▸ Work to complete
Pull out all lines from the listing below in which the word "seaborn" appears.

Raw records
[BEGIN]

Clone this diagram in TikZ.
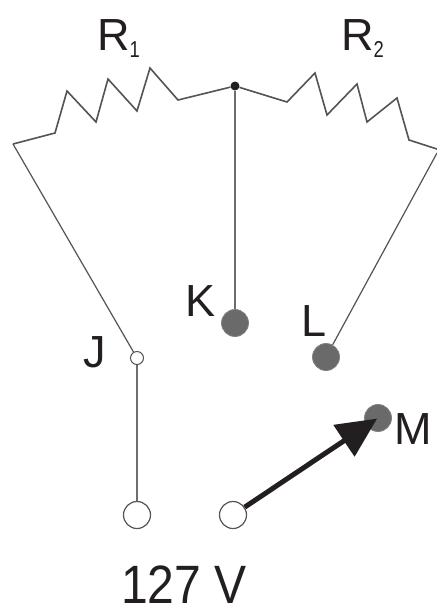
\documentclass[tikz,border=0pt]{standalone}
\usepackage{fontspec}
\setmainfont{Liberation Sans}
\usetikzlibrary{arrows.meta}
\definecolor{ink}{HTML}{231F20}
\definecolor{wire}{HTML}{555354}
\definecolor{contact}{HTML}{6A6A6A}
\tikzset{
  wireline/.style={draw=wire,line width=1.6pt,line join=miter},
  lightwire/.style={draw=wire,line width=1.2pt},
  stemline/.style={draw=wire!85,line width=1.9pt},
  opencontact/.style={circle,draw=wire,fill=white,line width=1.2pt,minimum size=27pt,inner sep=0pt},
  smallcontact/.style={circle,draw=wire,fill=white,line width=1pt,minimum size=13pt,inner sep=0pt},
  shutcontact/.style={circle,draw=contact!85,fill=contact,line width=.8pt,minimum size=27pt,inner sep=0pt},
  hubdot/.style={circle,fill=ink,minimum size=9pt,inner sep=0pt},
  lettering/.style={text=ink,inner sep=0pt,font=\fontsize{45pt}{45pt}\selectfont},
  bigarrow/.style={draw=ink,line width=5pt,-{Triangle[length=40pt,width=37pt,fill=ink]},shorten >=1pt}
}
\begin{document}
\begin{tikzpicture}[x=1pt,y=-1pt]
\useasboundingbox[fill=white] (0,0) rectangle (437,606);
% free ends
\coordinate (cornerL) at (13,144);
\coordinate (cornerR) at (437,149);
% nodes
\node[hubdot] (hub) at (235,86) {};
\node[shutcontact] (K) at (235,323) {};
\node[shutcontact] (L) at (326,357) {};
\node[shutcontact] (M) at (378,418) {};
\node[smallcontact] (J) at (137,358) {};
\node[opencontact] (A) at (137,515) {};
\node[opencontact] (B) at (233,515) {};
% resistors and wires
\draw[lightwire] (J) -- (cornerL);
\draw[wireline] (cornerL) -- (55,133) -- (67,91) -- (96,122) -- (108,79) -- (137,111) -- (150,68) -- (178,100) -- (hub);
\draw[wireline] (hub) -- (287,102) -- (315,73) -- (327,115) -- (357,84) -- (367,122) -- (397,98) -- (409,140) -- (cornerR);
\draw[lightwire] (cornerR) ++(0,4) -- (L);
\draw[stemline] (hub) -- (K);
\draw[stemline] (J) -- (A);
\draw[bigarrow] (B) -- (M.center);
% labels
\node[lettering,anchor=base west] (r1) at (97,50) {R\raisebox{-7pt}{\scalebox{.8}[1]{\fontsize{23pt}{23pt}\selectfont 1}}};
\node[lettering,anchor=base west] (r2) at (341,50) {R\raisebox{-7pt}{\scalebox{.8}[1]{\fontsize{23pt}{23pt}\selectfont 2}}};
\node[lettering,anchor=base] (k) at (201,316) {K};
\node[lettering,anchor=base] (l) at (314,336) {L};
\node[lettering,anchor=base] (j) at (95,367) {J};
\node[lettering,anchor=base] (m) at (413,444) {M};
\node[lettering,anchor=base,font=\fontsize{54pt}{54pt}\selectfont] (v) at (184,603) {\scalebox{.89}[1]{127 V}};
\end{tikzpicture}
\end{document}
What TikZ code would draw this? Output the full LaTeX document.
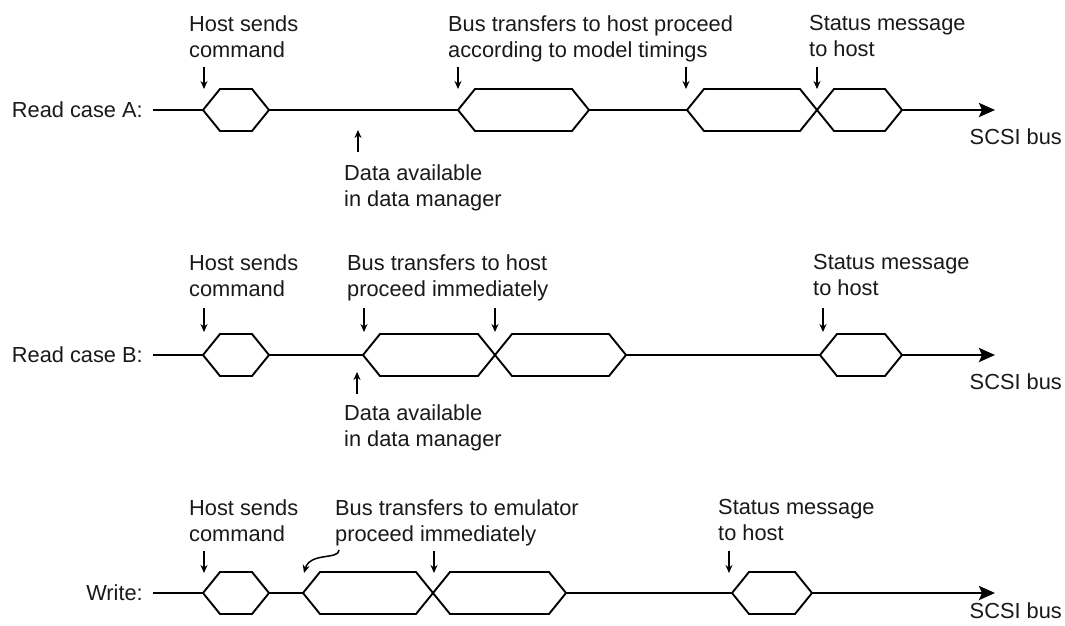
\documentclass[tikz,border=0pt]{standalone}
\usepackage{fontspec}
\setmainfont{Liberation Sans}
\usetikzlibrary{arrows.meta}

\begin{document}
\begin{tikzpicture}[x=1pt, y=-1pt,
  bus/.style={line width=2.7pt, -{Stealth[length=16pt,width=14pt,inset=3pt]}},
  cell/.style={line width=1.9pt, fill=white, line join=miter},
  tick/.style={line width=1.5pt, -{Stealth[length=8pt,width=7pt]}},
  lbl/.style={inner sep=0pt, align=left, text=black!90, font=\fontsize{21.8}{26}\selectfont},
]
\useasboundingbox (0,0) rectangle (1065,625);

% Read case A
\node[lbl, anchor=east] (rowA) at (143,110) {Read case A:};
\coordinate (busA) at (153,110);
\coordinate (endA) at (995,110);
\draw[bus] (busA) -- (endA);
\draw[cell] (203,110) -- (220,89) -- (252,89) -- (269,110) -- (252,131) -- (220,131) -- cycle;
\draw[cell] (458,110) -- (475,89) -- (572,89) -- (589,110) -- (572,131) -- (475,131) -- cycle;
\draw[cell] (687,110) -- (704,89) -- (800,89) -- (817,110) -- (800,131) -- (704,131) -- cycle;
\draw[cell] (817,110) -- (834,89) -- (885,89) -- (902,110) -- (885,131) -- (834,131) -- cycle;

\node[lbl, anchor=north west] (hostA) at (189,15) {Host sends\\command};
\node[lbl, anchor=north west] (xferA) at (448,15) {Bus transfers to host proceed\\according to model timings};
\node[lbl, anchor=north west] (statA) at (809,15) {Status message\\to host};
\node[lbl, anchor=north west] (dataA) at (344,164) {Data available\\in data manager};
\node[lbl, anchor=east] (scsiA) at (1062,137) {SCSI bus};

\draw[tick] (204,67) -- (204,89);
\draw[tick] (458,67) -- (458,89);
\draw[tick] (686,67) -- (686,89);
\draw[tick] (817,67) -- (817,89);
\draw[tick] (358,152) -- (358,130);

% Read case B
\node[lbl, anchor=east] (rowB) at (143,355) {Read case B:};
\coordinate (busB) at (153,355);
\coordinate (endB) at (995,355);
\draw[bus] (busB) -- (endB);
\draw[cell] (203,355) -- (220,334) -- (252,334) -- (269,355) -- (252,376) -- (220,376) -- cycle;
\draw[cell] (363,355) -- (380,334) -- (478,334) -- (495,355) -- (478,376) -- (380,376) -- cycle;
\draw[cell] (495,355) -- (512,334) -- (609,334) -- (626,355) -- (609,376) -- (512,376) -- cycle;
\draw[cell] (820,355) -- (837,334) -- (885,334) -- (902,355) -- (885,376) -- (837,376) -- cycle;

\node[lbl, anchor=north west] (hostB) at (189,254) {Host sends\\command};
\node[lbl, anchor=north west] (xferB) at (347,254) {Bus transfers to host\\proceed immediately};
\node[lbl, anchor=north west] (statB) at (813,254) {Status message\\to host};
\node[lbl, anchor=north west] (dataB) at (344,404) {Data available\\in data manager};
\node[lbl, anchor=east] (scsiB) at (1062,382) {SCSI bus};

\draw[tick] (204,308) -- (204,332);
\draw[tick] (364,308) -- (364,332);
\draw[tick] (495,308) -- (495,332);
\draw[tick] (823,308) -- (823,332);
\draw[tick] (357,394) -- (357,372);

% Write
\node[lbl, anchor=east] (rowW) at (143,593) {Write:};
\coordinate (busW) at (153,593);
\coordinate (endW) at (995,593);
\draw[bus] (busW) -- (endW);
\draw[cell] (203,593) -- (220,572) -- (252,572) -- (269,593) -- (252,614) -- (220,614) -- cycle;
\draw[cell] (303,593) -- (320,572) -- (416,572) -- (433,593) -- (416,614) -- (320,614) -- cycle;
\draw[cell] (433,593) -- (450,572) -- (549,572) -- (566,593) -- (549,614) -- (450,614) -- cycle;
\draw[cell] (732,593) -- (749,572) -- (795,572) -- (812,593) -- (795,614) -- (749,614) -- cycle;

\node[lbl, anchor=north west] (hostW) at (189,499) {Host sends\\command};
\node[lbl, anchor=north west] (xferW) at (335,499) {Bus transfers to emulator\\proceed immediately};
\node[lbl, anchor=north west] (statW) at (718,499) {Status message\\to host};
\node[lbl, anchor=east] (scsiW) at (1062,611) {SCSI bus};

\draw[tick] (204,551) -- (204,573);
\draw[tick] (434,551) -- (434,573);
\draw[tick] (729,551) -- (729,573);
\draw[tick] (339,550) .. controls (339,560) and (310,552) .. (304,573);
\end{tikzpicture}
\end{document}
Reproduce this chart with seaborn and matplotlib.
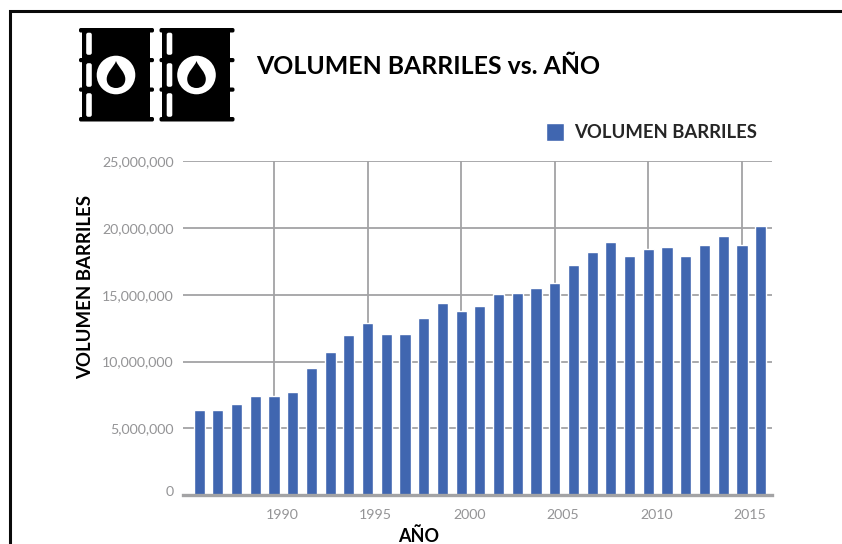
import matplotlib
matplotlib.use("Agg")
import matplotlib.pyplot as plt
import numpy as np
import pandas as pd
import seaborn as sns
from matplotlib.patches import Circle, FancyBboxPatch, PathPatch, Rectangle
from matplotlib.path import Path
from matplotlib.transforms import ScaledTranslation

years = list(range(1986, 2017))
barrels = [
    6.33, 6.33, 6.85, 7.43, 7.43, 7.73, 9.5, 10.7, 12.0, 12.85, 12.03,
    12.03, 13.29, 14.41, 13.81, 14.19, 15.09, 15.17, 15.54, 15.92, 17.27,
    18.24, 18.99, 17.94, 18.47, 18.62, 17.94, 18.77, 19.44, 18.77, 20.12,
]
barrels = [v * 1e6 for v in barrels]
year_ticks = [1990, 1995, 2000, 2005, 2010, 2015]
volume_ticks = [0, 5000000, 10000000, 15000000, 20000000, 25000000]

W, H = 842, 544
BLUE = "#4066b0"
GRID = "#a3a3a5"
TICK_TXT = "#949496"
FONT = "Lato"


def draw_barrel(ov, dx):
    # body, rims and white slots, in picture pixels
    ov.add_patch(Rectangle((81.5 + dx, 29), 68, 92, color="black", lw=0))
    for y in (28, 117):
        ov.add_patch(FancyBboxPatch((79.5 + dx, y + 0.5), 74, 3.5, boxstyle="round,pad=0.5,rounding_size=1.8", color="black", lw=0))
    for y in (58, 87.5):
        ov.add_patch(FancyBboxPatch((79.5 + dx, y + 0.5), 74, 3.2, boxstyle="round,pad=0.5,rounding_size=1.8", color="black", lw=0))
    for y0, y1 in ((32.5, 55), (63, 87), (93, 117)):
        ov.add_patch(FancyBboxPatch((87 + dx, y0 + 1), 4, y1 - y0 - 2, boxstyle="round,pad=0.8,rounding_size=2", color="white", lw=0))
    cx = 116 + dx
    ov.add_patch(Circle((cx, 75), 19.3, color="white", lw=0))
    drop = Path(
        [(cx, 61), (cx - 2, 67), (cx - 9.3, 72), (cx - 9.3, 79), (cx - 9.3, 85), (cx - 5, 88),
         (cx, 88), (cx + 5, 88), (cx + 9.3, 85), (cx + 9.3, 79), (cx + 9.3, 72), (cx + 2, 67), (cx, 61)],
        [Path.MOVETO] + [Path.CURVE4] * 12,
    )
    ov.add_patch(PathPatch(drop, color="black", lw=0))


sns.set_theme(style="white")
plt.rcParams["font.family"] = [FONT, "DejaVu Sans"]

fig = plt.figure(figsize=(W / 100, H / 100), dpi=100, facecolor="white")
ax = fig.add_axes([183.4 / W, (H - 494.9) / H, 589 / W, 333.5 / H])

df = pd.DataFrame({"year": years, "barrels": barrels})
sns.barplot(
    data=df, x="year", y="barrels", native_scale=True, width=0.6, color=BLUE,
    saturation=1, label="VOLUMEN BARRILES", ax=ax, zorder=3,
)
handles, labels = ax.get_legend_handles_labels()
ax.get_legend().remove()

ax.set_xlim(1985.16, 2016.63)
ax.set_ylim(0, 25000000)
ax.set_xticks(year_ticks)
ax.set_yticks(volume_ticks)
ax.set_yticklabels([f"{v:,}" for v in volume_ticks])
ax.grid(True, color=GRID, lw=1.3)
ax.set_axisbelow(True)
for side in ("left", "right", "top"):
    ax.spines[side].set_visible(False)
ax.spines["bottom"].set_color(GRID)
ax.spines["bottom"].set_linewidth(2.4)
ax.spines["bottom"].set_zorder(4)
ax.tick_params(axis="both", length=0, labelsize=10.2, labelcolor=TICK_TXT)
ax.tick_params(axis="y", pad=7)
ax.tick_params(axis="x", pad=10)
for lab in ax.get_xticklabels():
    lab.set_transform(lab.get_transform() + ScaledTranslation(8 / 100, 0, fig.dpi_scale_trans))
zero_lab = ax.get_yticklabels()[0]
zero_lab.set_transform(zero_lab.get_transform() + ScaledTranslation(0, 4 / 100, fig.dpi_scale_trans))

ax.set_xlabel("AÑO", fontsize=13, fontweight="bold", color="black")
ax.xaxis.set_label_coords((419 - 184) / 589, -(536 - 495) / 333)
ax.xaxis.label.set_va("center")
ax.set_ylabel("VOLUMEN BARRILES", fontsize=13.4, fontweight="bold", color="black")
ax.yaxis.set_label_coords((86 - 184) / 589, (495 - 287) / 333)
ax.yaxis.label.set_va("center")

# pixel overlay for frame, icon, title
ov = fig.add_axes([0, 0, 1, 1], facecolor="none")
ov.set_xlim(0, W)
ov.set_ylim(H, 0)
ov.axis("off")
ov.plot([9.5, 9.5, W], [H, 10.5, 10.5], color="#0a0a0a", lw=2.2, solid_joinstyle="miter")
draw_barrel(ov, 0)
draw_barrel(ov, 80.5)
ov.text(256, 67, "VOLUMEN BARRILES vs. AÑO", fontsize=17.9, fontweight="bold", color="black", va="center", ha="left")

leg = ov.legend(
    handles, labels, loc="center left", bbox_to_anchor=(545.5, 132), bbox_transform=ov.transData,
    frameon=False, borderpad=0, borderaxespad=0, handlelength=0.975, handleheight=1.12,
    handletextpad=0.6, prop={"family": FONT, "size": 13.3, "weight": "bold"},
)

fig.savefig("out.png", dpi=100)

[END]

▸ Task output
Reproduce this chart with seaborn and matplotlib.
import seaborn as sns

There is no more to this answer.